No trips to announce a spring cattle show.
No quick jaunts to Wichita for shopping or to see a concert with friends.
No juggling which producer meetings, field days and conferences we’re going to attend.
This is life inside the COVID-19 curve. We’re staying home and avoiding congregating at points where the novel coronavirus can be spread easily through community contact. And while we can be frustrated, sad, mad or even sarcastic about the situation right now, we can’t let ourselves forget that there will be life after the curve.
We as a nation emerged from Sept. 11, 2001, with a collective sense of patriotism and a thirst to stop terrorism in its tracks. What will be our nation’s lessons after the COVID-19 curve?
Will we find a newfound admiration for healthcare, janitorial, food service and the rest of the workforce who are now deemed essential to our nation? Before the curve they were perceived by many as just the people who took out our trash, or bagged our groceries or drove the trucks that brought the supplies to our rural areas every day. Today, they’re collecting the trash that is full of contaminated PPE in our hospitals, or working through the night to stock the shelves with toilet paper. After the curve they’ll still be taking care of the dirty jobs, the faceless workers who do what needs to be done, but maybe we’ll look them in the eyes and say thank you.
Maybe we’ll come out of the curve with a new understanding of how much food we waste and choose to be more mindful of our meal planning. Like our grandparents and great-grandparents who made it through the Depression and rationing during World War II, we’ll likely never take fully stocked shelves or toilet paper for granted again.
This fall, at the first parent-teacher conference after the curve, what are those conversations going to be like? Two to three months of forced homeschooling by parents may change some attitudes toward teachers and administrators. Maybe some will find out that their children are much different in a school setting than they are at home. Maybe some parents will understand the value of home schooling or, at the very least, added enrichment activities to public schooling for their children’s education. Maybe our rural school districts will see that there are many ways that education can happen, from hiring more distance teachers to teach through online classes and sharing the costs with neighboring districts, or offering additional home-based enrichment activities.

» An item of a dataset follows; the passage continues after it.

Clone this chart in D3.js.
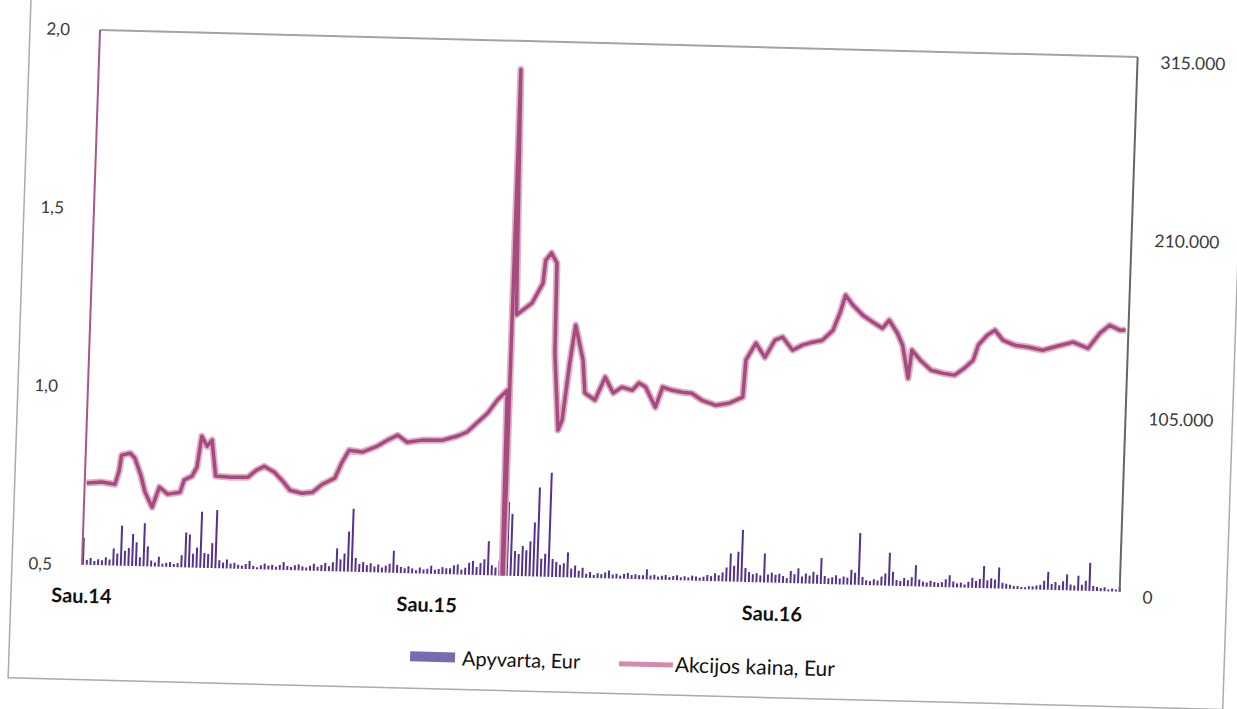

Right now, inside the curve, there are no sports reports on the news. No concerts and festivals to distract and entertain. There’s no spring livestock shows, no rodeo jackpots, no traveling sports teams or children’s extracurricular lessons that take a family in 15 different directions. Are we taking the time to evaluate the necessity of the necessities? After the curve, maybe we take a stand for what we’re going to spend our precious family time on, and not cave to peer pressure to run ragged.
The point is, we have a choice to focus on life inside the curve, or what it could be after the curve.
We can complain and whine about what we’re missing, and figure out ways to circumvent the guidelines. We can post online unoriginal hot takes about the struggles of staying in our homes, or the perceived absurdity of social distancing in a region where many of our neighbors are already 5 miles away. Or, we can dig deep for our gumption, accept that what we once considered normal is paused and get through this the best way we can.
Because life will return after the curve. It may not look like what we once knew in a time before the novel coronavirus came to our shores. But we can choose to plan to face it with positivity, and flexibility and hope that we can make it better.